8. The Bronzed Beasts (The Gilded Wolves #3) – Roshani Chokshi
I don’t think I even need to mention how high up on my most anticipated list this book had been all year considering the number of times it has appeared in my posts. The adventure that started as a heist in Paris comes to a close against the backdrop of Venice as the stakes are higher than ever. The Bronzed Beasts was not the same high powered adventure as the first two books, though it did have its share of action packed moments. I debated long and hard on what to rate this book, because I’m still conflicted about how…gradual the ending was. It wasn’t until I finished the book and gave it some thought, setting aside the fantasy reader in me that expects a heart-stopping finale, that I realized how naturally the book had ended and really, all things considered, it was a very satisfying conclusion to this series.
9. The Last Graduate (The Scholomance #2) – Naomi Novik
With how fantastic the opening book of this trilogy was, this second installment was prime material for a sophomore slump, and my biggest reservation going into this book, despite how highly anticipated it was, was that it wouldn’t be able to match up. There was no need to worry however, as The Last Graduate took everything I loved about the first book and built on it, resulting in a riveting sequel. This was a magnificent read that managed to completely surpass the sky high expectations I had for it. It was wonderful to return to the world of the Scholomance and all these familiar characters. This book was an easy addition to my best of year shelf and I can’t recommend it enough!
10. As Good As Dead (AGGGTM #3) – Holly Jackson
It’s not often that two books of a series are released within the same year and even rarer for me that both would end up on this shelf. Having absolutely loved the first two books, I expected a thrilling story, another intricate mystery to be solved, and just an all round awesome read – it was all that and more, with plenty of twists and surprising reveals too. This book took some truly unexpected turns, and while I’m still conflicted about the change of direction in the narrative, I can definitely appreciate the masterful storytelling behind it. This was definitely the darkest, most complex book of the series and everything comes full circle as Pip’s investigation leads her back to the disappearance and murder of Andie Bell.
11. Aurora’s End (The Aurora Cycle #3) – Jay Kristoff & Amie Kaufman
The first science fiction novel to ever make my best of shelf, Aurora’s End was a captivating, action-packed finale to The Aurora Cycle series.

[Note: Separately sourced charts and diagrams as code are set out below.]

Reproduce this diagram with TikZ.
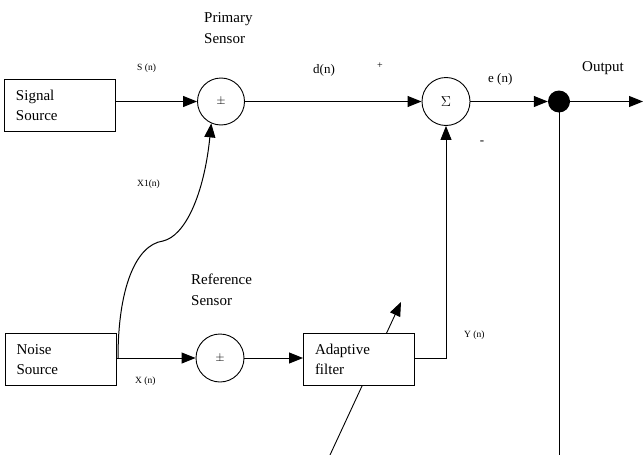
\documentclass[tikz,border=0pt]{standalone}
\usepackage{fontspec}
\setmainfont{Liberation Serif}
\usetikzlibrary{arrows.meta}
\begin{document}
\begin{tikzpicture}[x=1pt,y=-1pt,
  box/.style={draw,line width=1pt,fill=white,minimum width=111pt,minimum height=52pt,text width=88pt,align=left,inner sep=0pt,font=\fontsize{15}{20}\selectfont},
  junc/.style={draw,circle,line width=0.9pt,fill=white,inner sep=0pt},
  lbl/.style={font=\fontsize{15}{21}\selectfont,align=left,inner sep=0pt},
  tiny/.style={font=\fontsize{9.5}{11}\selectfont,inner sep=0pt},
  mid/.style={font=\fontsize{13}{15}\selectfont,inner sep=0pt},
  arr/.style={line width=1pt,-{Triangle[length=14pt,width=11pt]}},
  ln/.style={line width=1pt}]
\useasboundingbox (0,0) rectangle (643,455);
% diagonal adaptation arrow (behind the filter box)
\coordinate (da) at (330,455);
\coordinate (db) at (401,302);
\draw[line width=0.9pt,-{Triangle[length=14pt,width=11pt]}] (da) -- (db);
% blocks
\node[box] (sig) at (60,105.5) {Signal\\Source};
\node[box] (noise) at (60.5,359.5) {Noise\\Source};
\node[box] (adapt) at (359,359.5) {Adaptive\\filter};
\node[junc,minimum size=47pt,font=\fontsize{12}{14}\selectfont] (ps) at (221,101.5) {$\pm$};
\node[junc,minimum size=48pt,font=\fontsize{12}{14}\selectfont] (rs) at (220,358) {$\pm$};
\node[junc,minimum size=48pt,font=\fontsize{14}{16}\selectfont] (sum) at (446,101.5) {$\Sigma$};
\node[circle,fill=black,minimum size=22pt,inner sep=0pt] (dot) at (559,101.5) {};
\coordinate (outend) at (643,101.5);
\coordinate (downend) at (559,455);
\coordinate (tap) at (118,358);
\coordinate (bend) at (163,241);
% connectors
\draw[arr] (sig.east |- ps.west) -- (ps.west);
\draw[arr] (ps.east) -- (sum.west);
\draw[arr] (sum.east) -- (dot.west);
\draw[arr] (dot.east) -- (outend);
\draw[ln] (dot.center) -- (downend);
\draw[arr] (noise.east |- rs.west) -- (rs.west);
\draw[arr] (rs.east) -- (rs.east -| adapt.west);
\draw[arr] (adapt.east |- rs.east) -| (sum.south);
\draw[ln,-{Triangle[length=14pt,width=11pt]}] (tap) .. controls (118,290) and (135,245) .. (bend)
  .. controls (185,236) and (204,195) .. (ps.-114);
% labels
\node[lbl,anchor=north west] (pslbl) at (204,12) {Primary\\Sensor};
\node[lbl,anchor=north west] (rslbl) at (191,274) {Reference\\Sensor};
\node[lbl,anchor=base west] (outlbl) at (582,71) {Output};
\node[tiny,anchor=base west] (sn) at (137,70) {S (n)};
\node[mid,anchor=base west] (dn) at (313,73) {d(n)};
\node[font=\fontsize{10}{10}\selectfont,inner sep=0pt] (plus) at (380,66) {+};
\node[mid,anchor=base west] (en) at (488,82) {e (n)};
\node[mid] (minus) at (482,143) {-};
\node[tiny,anchor=west] (x1n) at (137,184) {X1(n)};
\node[tiny,anchor=west] (xn) at (135,381) {X (n)};
\node[tiny,anchor=west] (yn) at (464,335) {Y (n)};
\end{tikzpicture}
\end{document}
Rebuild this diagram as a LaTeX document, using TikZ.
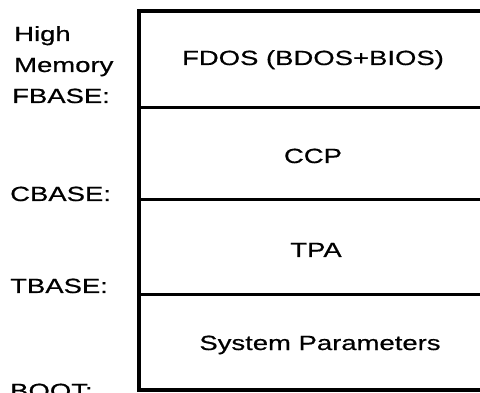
\documentclass[tikz,border=0pt]{standalone}
\usepackage{fontspec}
\newfontfamily\widefont[FakeStretch=1.34,FakeBold=0.6]{Liberation Sans}
\begin{document}
\begin{tikzpicture}[x=1pt,y=-1pt,
  lbl/.style={anchor=base west,inner sep=0pt,font=\widefont\fontsize{20.5}{24}\selectfont},
  txt/.style={anchor=base,inner sep=0pt,font=\widefont\fontsize{20.5}{24}\selectfont},
  wall/.style={line width=3.5pt},
  divider/.style={line width=3pt}]
\useasboundingbox (0,0) rectangle (480,393);
\clip (0,0) rectangle (480,393);
% box outline
\coordinate (tl) at (139,11);
\coordinate (tr) at (500,11);
\coordinate (bl) at (139,390);
\coordinate (br) at (500,390);
\coordinate (f1) at (139,108);
\coordinate (f2) at (500,108);
\coordinate (c1) at (139,200);
\coordinate (c2) at (500,200);
\coordinate (t1) at (139,295);
\coordinate (t2) at (500,295);
\draw[wall] (tr) -- (tl) -- (bl) -- (br);
\draw[divider] (f1) -- (f2);
\draw[divider] (c1) -- (c2);
\draw[divider] (t1) -- (t2);
% labels on left
\node[lbl] (high) at (14,41) {High};
\node[lbl] (mem) at (14,72) {Memory};
\node[lbl] (fbase) at (12,103) {FBASE:};
\node[lbl] (cbase) at (10,201) {CBASE:};
\node[lbl] (tbase) at (10,293) {TBASE:};
\node[lbl] (boot) at (10,398) {BOOT:};
% region texts
\node[txt] (fdos) at (313,65) {FDOS (BDOS+BIOS)};
\node[txt] (ccp) at (313,163) {CCP};
\node[txt] (tpa) at (316,257) {TPA};
\node[txt] (sys) at (320,350) {System Parameters};
\end{tikzpicture}
\end{document}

I had many theories about what the direction the plot might take in this finale, but suffice to say, time travel was certainly not on that list. It’s a tricky trope to pull off, but Aurora’s End managed to do so beautifully and in a way that makes so much sense given the story so far. The way the plot progresses shows just how well planned it has been right from the beginning. I was very impressed with how perfectly paced this book was and how well the events flowed and it was a fantastic conclusion to this series!